Jorge Vilches

Del odio al ridículo

Escribió Maquiavelo que es mejor que un príncipe sea temido a que sea amado. El gobernante, por tanto, debe crear las condiciones para que si el pueblo no lo ama, caso difícil, tenga miedo. Es el atajo para mantener la unidad y la lealtad al Gobierno. La creación de un temor a algo o a alguien siempre es rentable para el poder porque la gente le pedirá su intervención a cualquier precio. Cuando es a alguien, ese miedo se acompaña del odio.

El sanchismo se ha dedicado a demonizar a la derecha, al «trifachito», al PP, Vox y Ciudadanos. Su equiparación con el fascismo, el franquismo e incluso con el nacionalsocialismo ha estado a la orden del día durante los últimos años. Ha buscado y tergiversado palabras, acciones e intenciones para cargar su discurso. Para eso sirvieron algunos socialistas, como Adriana Lastra, y por esto se han dedicado a apartar de la vida política a la derecha.

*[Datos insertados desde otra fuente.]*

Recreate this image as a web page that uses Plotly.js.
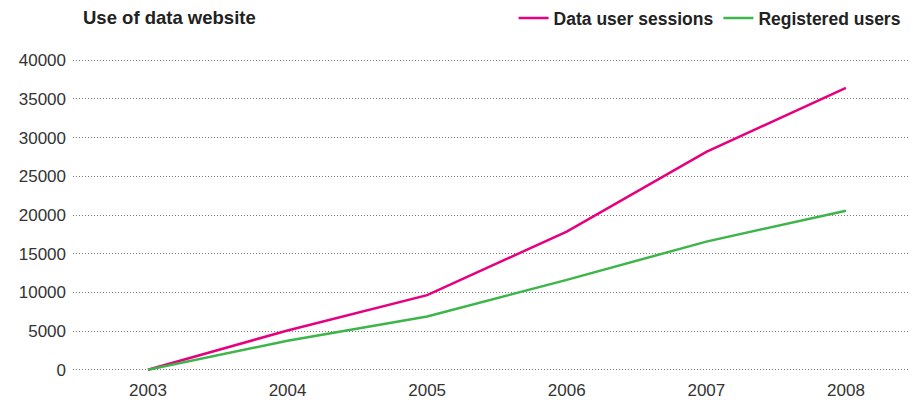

«Es la emoción, estúpido» decía entonces el gurú de Sánchez, jugando a crispar a los españoles. Era la tapadera de la negligencia política: ante un Gobierno sin más programa que la rendición preventiva a los nacionalistas y la aceptación del chantaje podemita, había que generar miedo y odio a la derecha. Ya contaba Judith Shklar que el pánico social es contagioso, dañino y manipulable, tanto que la gente acaba pidiendo a voz en grito a un salvador con forma de Gobierno omnipresente y todopoderoso.

Ese discurso para generar miedo ha incidido en las claves que son emocionales para el electorado de la izquierda: las mujeres, los inmigrantes y los homosexuales. Cabe recordar que cuando el PSOE perdió el poder en Andalucía por decisión de los votantes, Pablo Iglesias declaró una «alerta antifascista» y los socialistas cercaron el Parlamento andaluz. Metieron miedo a la gente diciendo que esos tres «colectivos» citados iban a perder sus derechos. Nada de eso ha pasado, pero el odio ha quedado ahí.

La manifestación de ese rechazo se ha convertido en rentable en muchos ambientes. No solo en el periodístico, sino en el intelectual y el académico. Ese odio ha generado tabúes y obligaciones, de palabra, obra y pensamiento.

El negocio es tal que las condenas mediáticas son procelosas y contundentes en los casos que tengan que ver con la derecha y que afecten a la corrección política. En cambio, son indulgentes cuando se trata de los denominados «colectivos afectados», de la izquierda o de los nacionalistas. Los ejemplos son palmarios: los homenajes a etarras y el acoso a los no nacionalistas en Cataluña en las últimas elecciones autonómicas.

El Gobierno y sus comparsas políticos y mediáticos han intentado lo mismo en Madrid. Ya ocurrió durante las elecciones del 4-M, cuando sacaron una navaja y unas balas de las que nada más se ha vuelto a saber. Esta semana les faltó tiempo para que la simulación de un delito se transformara en una campaña política contra el PP y Vox. De haber sido una trampa para que la izquierda quedara en ridículo, no podría haber estado mejor construída.

Una política dedicada a generar miedo, como la que hemos vuelto a ver de mano del Gobierno y los suyos, tiene un riesgo: convertirse en grotesco. No hace falta más que pasear por Malasaña, el barrio de Madrid, para darse cuenta de que todo es un repugnante bulo y que se vive en libertad. Lo contrario es alejarse de la realidad y obsesionarse con dar vida a un relato. Sobre esto decía Maquiavelo que el gobernante que se ocupa más de la narrativa que de lo real «aprende antes a fracasar que a sobrevivir».